Turning to Michael Grunwald, a senior national correspondent for TIME Magazine based in Miami, Martinez asked if he has a sense of how the conversation around immigration reform is distinctive in South Florida as opposed to Texas or California, which also have large foreign-born populations.

“Immigration is so—it’s such a part of the fabric of life here—in a way that’s regardless of party or which part of the world you came from,” said Grunwald. In Washington, immigration is an abstract issue—a problem to be solved. In Miami, immigration is seen as a strength; here, he said, we don’t see immigrants as people in desperate straits who need help. We see them as the people who run businesses and run our community.

Immigration reform seems to feel less polarizing in Miami than in other parts of country, noted Martinez. Is that, he asked Diaz-Balart, a fair assessment?

Diaz-Balart said that immigration reform remains polarizing in other parts of Florida and in the community because it’s such a highly emotional issue. But lately, he said, we’ve been successful in bringing down the decibel level in conversations around it. And he added that he has sensed a desire to fix our system everywhere he goes.

The economic case for immigration reform has been key to selling it to the public, said Martinez. Does Miami-Dade County have a sense of what the economic impact will be of the legalization of hundreds of thousands or millions of people?

Cruz said that people tend to forget that most undocumented immigrants are already paying property taxes if they are homeowners or even renters.
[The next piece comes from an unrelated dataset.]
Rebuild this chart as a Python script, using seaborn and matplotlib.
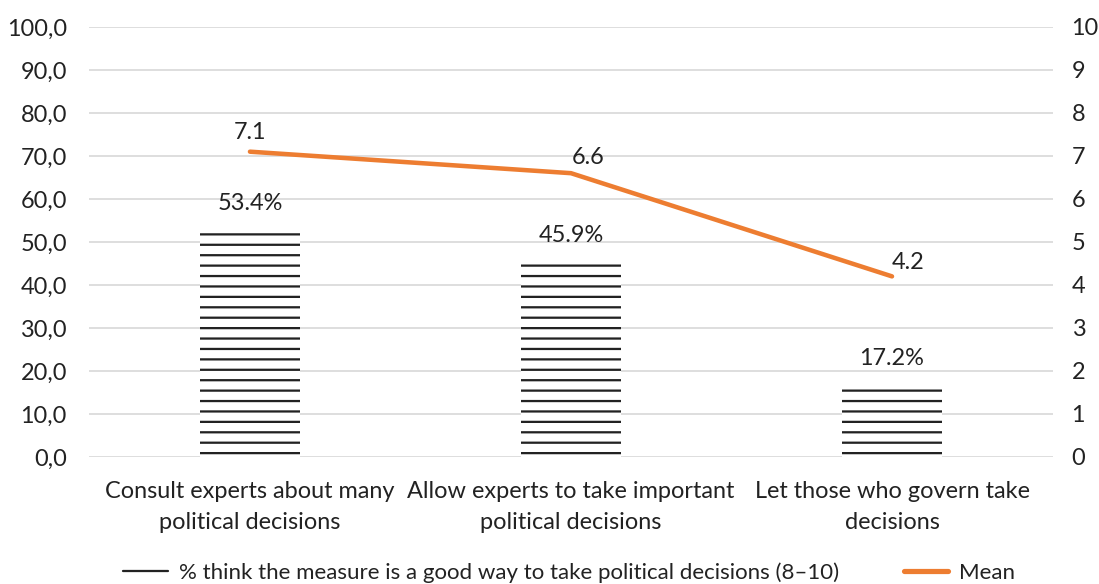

He said that legalizing workers who are already here will mean less wage exploitation and more buying power for the economy. And for every potentially negative factor, there tends to be a positive factor to counteract it.

Martinez asked Bastien to speak to what the immigrant community in South Florida wants to see the legislation address.

The community wants to see “inclusive” reform that keeps families—both traditional and nontraditional together; reform “that trail-blazes a path to citizenship”; timely reform that doesn’t keep people waiting 15 or 20 years to reunite families; and non-discriminatory policy that doesn’t heavily tax immigrants, she said.

Diaz-Balart couldn’t comment on the details of ongoing negotiations, but he said that he sees consensus among the American people about a pathway to citizenship: “We don’t want a group of people who are permanently here who can never aspire to become a U.S. citizen.”

In the question-and-answer session, a number of audience members who are undocumented or have undocumented family members asked the panel to talk more about the legislation’s effects on families. One audience member asked why the Obama administration has kept people in Haiti who have been approved to come to the U.S. waiting for so long. Is there anything, Martinez asked Bastien, that President Obama could do now to help the community?

Yes, she said. He can, without Congress’s approval, enforce Deferred Enforced Departure and also approve Haitian family reunification for all.